Temporal Reliability of Selected
VALPAR COMPONENT WORK SAMPLES:
Learning Curve Studies
Ó1999- Valpar International Corporation; All Rights Reserved.
In the early 1990s, Valpar conducted a series of learning curve studies on most of its Component Work Sample Series (VCWS). The studies were undertaken to allow for the use of Methods-Time Measurement (MTM) as an aid to work sample users in the interpretation of work rate scores. Small samples of industrially-employed workers were tested at least ten times on each work sample exercise. The amount and rate of improvement in their scores over the ten exercise administrations were used to calculate unique learning curves for each of the work sample exercises, and those learning curves have been incorporated into the current criterion-referenced scoring system of most of the VCWS. (For information on Valpar's use of the learning curves in the VCWS, please contact Valpar.)
Although well-suited to the learning curve purposes, for several reasons, the data gathered in the learning curve studies is somewhat problematic for establishing the temporal reliability of the work samples. Nevertheless, if certain facts are taken into account, the statistics presented in the following tables should be useful to work sample users, and, in general, support the temporal reliability of most of the work sample exercises.
Before reviewing the tables, readers should be aware of a few points. First, the samples of people in the studies were small-usually six, although in a few cases there were a few more. That fact alone limits the usefulness of the data for reliability purposes. Moreover, the study participants were not selected with an eye to increasing variance, and it is well-known that variability is necessary for the size of Pearson correlation coefficients desired in test reliability statistics. Instead, study participants were selected because they were all satisfactory industrial workers used to working with their eyes and upper bodies in work tasks. That selection criterion actually served to reduce variability within the groups.
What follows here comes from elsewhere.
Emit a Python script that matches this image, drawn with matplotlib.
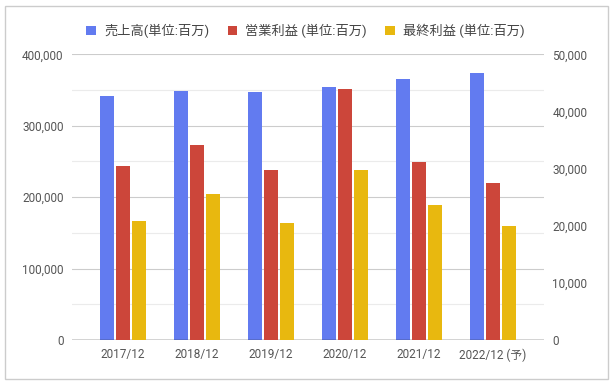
import matplotlib
matplotlib.use("Agg")
import matplotlib.pyplot as plt
from matplotlib.patches import Rectangle, Patch
from matplotlib.ticker import FuncFormatter, MultipleLocator
import numpy as np

plt.rcParams['font.family'] = ['Roboto', 'Noto Sans CJK JP', 'DejaVu Sans']

categories = ["2017/12", "2018/12", "2019/12", "2020/12", "2021/12", "2022/12 (予)"]
sales = [342000, 348600, 347200, 354200, 365400, 373800]
op_profit = [30450, 34100, 29750, 43900, 31150, 27480]
net_profit = [20800, 25550, 20530, 29750, 23630, 19950]
labels = ["売上高(単位:百万)", "営業利益 (単位:百万)", "最終利益 (単位:百万)"]
colors = ["#627BF0", "#CC463A", "#E8B80F"]

fig = plt.figure(figsize=(6.11, 3.82), dpi=100)
ax = fig.add_axes([72/611, 1-340/382, (544-72)/611, (340-54.3)/382])
ax2 = ax.twinx()

x = np.arange(len(categories))
w = 0.19
off = 0.216
ax.bar(x - off, sales, width=w, color=colors[0], zorder=3)
ax2.bar(x, op_profit, width=w, color=colors[1], zorder=3)
ax2.bar(x + off, net_profit, width=w, color=colors[2], zorder=3)

ax.set_xlim(-0.69, 5.69)
ax.set_ylim(0, 400000)
ax2.set_ylim(0, 50000)

ax.yaxis.set_major_locator(MultipleLocator(100000))
ax.yaxis.set_minor_locator(MultipleLocator(50000))
ax2.yaxis.set_major_locator(MultipleLocator(10000))
fmt = FuncFormatter(lambda v, p: f"{int(v):,}")
ax.yaxis.set_major_formatter(fmt)
ax2.yaxis.set_major_formatter(fmt)

ax.grid(axis='y', which='major', color='#cccccc', linewidth=0.8, zorder=0)
ax.grid(axis='y', which='minor', color='#ebebeb', linewidth=0.8, zorder=0)
ax.set_axisbelow(True)

for a in (ax, ax2):
    for s in ['top', 'right', 'left']:
        a.spines[s].set_visible(False)
    a.spines['bottom'].set_visible(False)
    a.tick_params(axis='both', which='both', length=0, colors='#555555', labelsize=8.5)
ax.axhline(0, color='#333333', linewidth=1.0, zorder=4)

ax.set_xticks(x)
ax.set_xticklabels(categories)
ax.tick_params(axis='x', pad=6)
ax.tick_params(axis='y', pad=6)
ax2.tick_params(axis='y', pad=6)

handles = [Patch(facecolor=c, edgecolor='none') for c in colors]
fig.legend(handles, labels, loc='center', bbox_to_anchor=(0.5, 1-31/382), ncol=3,
           frameon=False, fontsize=9.5, handlelength=0.75, handleheight=0.75,
           handletextpad=0.6, columnspacing=1.4, labelcolor='#444444')

fig.patches.append(Rectangle((5/611, 1-379/382), 603/611, 373/382, transform=fig.transFigure,
                             fill=False, edgecolor='#cccccc', linewidth=1.0))

fig.savefig("out.png", dpi=100)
It also seems to be true that, for at least some of the work samples, ten administrations is simply not enough to stabilize one's work performance---or at least for those in the studies. Partly for this reason, we recommend that work sample scores be interpreted as reflecting peoples' minimal work potential; while a successful performance would be very unlikely by a person without the ability to learn to perform similar work at an acceptable level, the reverse is not the case: a failure to pass a work sample exercise on a first (or second, or third) try does not necessarily indicate that the individual could not learn to do similar work at an acceptable level. Such a person may simply need a little more training before he or she can demonstrate his or her maximum abilities. So, especially in the following cases in which the correlation coefficient is modest, users should refrain from interpreting scores as reflecting an examinee's maximum work-related abilities. In those cases, it would be especially wise to cross-validate a failed work sample effort before drawing the conclusion that the individual does not seem to have the work-related potential to succeed in work similar to that of the work sample.
Usually, in the following tables, the first administration of the work sample has been correlated with the sum of all subsequent administrations through ten. In a few cases, the first trial was correlated with the tenth trial alone. In some cases, the first administration constitutes what we term a "trial." There are, however, several work samples that have multiple, short-duration exercises. In those cases, we recommend that the exercises be administered two or three times, and that the scores from those administrations be combined to form a "trial." The reason for that is that we found that an exercise duration of about ten minutes is the minimum sample of behavior required for adequate reliability. In the following tables, therefore, readers will see either "trial 1" or "sum of administrations...", depending upon how many administrations are recommended for a "trial."
Although some aspect of work quality (errors, or points) as well as work rate is measured and used in several of the work samples to help users determine the pass/fail result, often we simply did not get enough data in the learning curve study to correlate scores on work quality as well as work rate.
Some readers will note the absence of VCWS 16. That work sample is not suited to our learning curve process, and so it was not included in the study. Work samples number 14, 17, and 18 have also been omitted. The manuals to those work samples have not been revised, and they were not included in the learning curve studies.
Usually, data for each study participant on each work sample was gathered over a period of several days, sometimes a week or more.
A high correlation on a work sample exercise shows that the subjects' first trial was indicative of their performance on the work sample over time, in terms of the position of their scores relative to the others in the study group. The lower correlations in the following tables point to a more cautious interpretation of exercise scores; and especially when scores on those exercises do not pass, they should not be viewed as typical of client performance.